Although Shinn and Mock said they are glad to at least see the drainage elements of the project moving forward, Chorn said she remains concerned about street flooding and how well it will truly be addressed if the streets aren't graded.

After a small pipe burst in her front yard in August, Schafer said it caused water to trickle into the street for about six weeks. One week after the pipe was fixed, 6 inches of water remained in front of her driveway, she said. Water sits for weeks after each rain, she said.

Zooming out

HPW officials said the project was always focused on drainage and structural flooding, and that the scope of the project did not change.
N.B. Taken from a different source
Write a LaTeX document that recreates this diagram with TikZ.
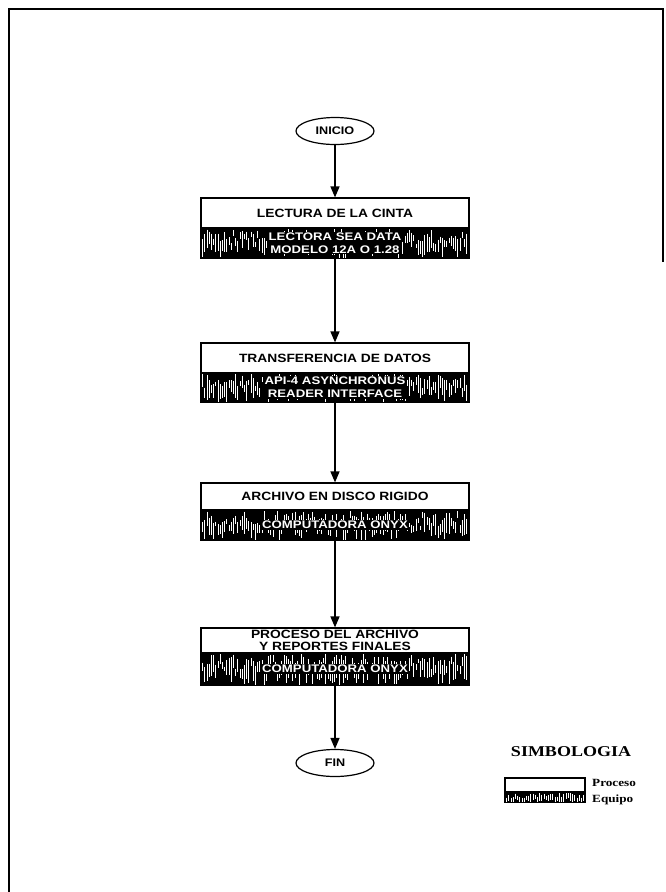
\documentclass[tikz,border=0pt]{standalone}
\usepackage{fontspec}
\setmainfont{Liberation Serif}
\setsansfont{Liberation Sans}
\newfontfamily\widesans[FakeStretch=1.15]{Liberation Sans}
\newfontfamily\bandsans[FakeStretch=1.2]{Liberation Sans}
\newfontfamily\wideserif[FakeStretch=1.2]{Liberation Serif}
\usetikzlibrary{arrows.meta,shapes.geometric}

\newcommand\mystreaks[5]{% x1,y1,x2,y2,seed
  \pgfmathsetseed{#5}%
  \pgfmathtruncatemacro\nn{(#3-#1-3)/2.2}%
  \foreach \k in {0,...,\nn}{%
    \pgfmathsetmacro\xx{#1+1.5+\k*2.2}%
    \pgfmathsetmacro\ya{#2+1+rnd*(#4-#2)*0.5}%
    \pgfmathsetmacro\yb{\ya+4+rnd*(#4-\ya-4)}%
    \draw[white,line width=0.8pt] (\xx,\ya) -- (\xx,\yb);
  }}

\begin{document}
\begin{tikzpicture}[x=1pt,y=-1pt,
  term/.style={ellipse, draw, line width=1.2pt, minimum width=78pt, minimum height=27pt, inner sep=0pt,
    font=\widesans\bfseries\fontsize{11}{12}\selectfont},
  procbox/.style={rectangle, draw, line width=1.2pt, minimum width=268pt, minimum height=#1, inner sep=0pt,
    align=center, font=\widesans\bfseries\fontsize{12}{11.5}\selectfont},
  eqband/.style={rectangle, draw, fill=black, line width=1.2pt, minimum width=268pt, minimum height=#1, inner sep=0pt},
  eqtext/.style={fill=black, text=white, inner sep=1pt, align=center,
    font=\bandsans\bfseries\fontsize{11}{13}\selectfont},
  flow/.style={-{Triangle[width=9pt,length=11pt]}, line width=1.4pt},
  legbox/.style={rectangle, draw, line width=1.2pt, minimum width=80pt, minimum height=#1, inner sep=0pt},
  leglabel/.style={anchor=west, inner sep=0pt, font=\wideserif\bfseries\fontsize{11}{12}\selectfont}]

\useasboundingbox (0,0) rectangle (665,892);
\fill[white] (0,0) rectangle (665,892);

% page frame
\draw[line width=1.8pt] (9,892) -- (9,9) -- (663,9) -- (663,262);

% terminals
\node[term] (ini) at (335,131) {INICIO};
\node[term] (fin) at (335,763) {FIN};

% step 1
\node[procbox=30pt] (p1) at (335,213) {LECTURA DE LA CINTA};
\node[eqband=30pt] (e1) at (335,243) {};
\mystreaks{201}{228}{469}{258}{11}
\draw[line width=1.2pt] (e1.south west) rectangle (e1.north east);
\node[eqtext] (t1) at (e1.center) {LECTORA SEA DATA\\MODELO 12A O 1.28};

% step 2
\node[procbox=30pt] (p2) at (335,358) {TRANSFERENCIA DE DATOS};
\node[eqband=29pt] (e2) at (335,387.5) {};
\mystreaks{201}{373}{469}{402}{23}
\draw[line width=1.2pt] (e2.south west) rectangle (e2.north east);
\node[eqtext] (t2) at (e2.center) {API-4 ASYNCHRONUS\\READER INTERFACE};

% step 3
\node[procbox=27pt] (p3) at (335,496.5) {ARCHIVO EN DISCO RIGIDO};
\node[eqband=30pt] (e3) at (335,525) {};
\mystreaks{201}{510}{469}{540}{37}
\draw[line width=1.2pt] (e3.south west) rectangle (e3.north east);
\node[eqtext] (t3) at (e3.center) {COMPUTADORA ONYX};

% step 4
\node[procbox=25pt] (p4) at (335,640.5) {PROCESO DEL ARCHIVO\\Y REPORTES FINALES};
\node[eqband=32pt] (e4) at (335,669) {};
\mystreaks{201}{653}{469}{685}{41}
\draw[line width=1.2pt] (e4.south west) rectangle (e4.north east);
\node[eqtext] (t4) at (e4.center) {COMPUTADORA ONYX};

% connectors
\draw[flow] (ini) -- (p1);
\draw[flow] (e1) -- (p2);
\draw[flow] (e2) -- (p3);
\draw[flow] (e3) -- (p4);
\draw[flow] (e4) -- (fin);

% legend
\node[font=\wideserif\bfseries\fontsize{15}{16}\selectfont, inner sep=0pt] (simb) at (571,752) {SIMBOLOGIA};
\node[legbox=14pt] (lp) at (545,785) {};
\node[legbox=10pt, fill=black] (le) at (545,797) {};
\mystreaks{505}{792}{585}{802}{53}
\draw[line width=1.2pt] (le.south west) rectangle (le.north east);
\node[leglabel] (lpt) at (592,783) {Proceso};
\node[leglabel] (let) at (592,800) {Equipo};
\end{tikzpicture}
\end{document}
HPW officials said they are encouraging residents to pursue street, sidewalk and streetlight improvements through other city of Houston programs. Residents can apply to a street light assessment to determine where new street lights are needed.

For street improvements, Stephen Lu, an engineer with the city's Transportation and Drainage Operations department, said the city keeps a list of streets in need of rehabilitation that is prioritized based on pavement condition data, ride quality data and sometimes traffic demand data. Field evaluations are conducted every fiscal year, Lu told residents at a Sept. 28 virtual meeting to discuss the project, and projects are added and prioritized within the city's five-year capital improvements plan.

HPW can also look at addressing specific bad spots in the pavement, Lu said. The main issues in Westridge relate to the pavement's deteriorating asphalt surface, Lu said, as opposed to the base pavement structure and subgrade.

"The subgrade and base are generally in good condition," Lu said at the Sept. 28 meeting. "It's the surface course that wears out. ... In some areas, it's very deteriorated and gravelly. There are cracks where the pavement has expanded and contracted in different areas."

To improve street conditions, the city would mill off the top 2 inches of asphalt and put on a new layer of fresh asphalt to make streets smoother, Lu said. However, he said a project like that typically wouldn't be tackled until after other capital projects in the area, such as the sewer project, are completed.

"We'll be looking at trying to get that done ... as soon as possible, one of the next [fiscal years], as soon as we can program that in there," Lu said.

Other issues can be reported to the city of Houston's maintenance department and don't strictly have to be addressed through capital improvements, officials said.

At an Oct. 11 Houston City Council meeting, District K council member Martha Castex-Tatum—who represents the Westridge area—said she would reach out to HPW Director Carol Haddock to see how the city could address resident concerns. In an email to Community Impact, an HPW spokesperson confirmed the department was working with Castex-Tatum on how to address resident requests.

Community Impact has reached out to the District K office for comment.

What's next?

Officials with HPW said they will host another virtual community meeting closer to the start of the construction phase of the drainage project to let residents in the work area know how they can prepare for construction.

Meanwhile, Bouchoutsos, Chorn and Schafer said they want to see the project reinstated as it was outlined in 2017.

"There's a lot of emotion here because we’ve been waiting for this for a very, very long time," Chorn said. "The streets were old 30 years ago. This is so far beyond old. This is like a different planet."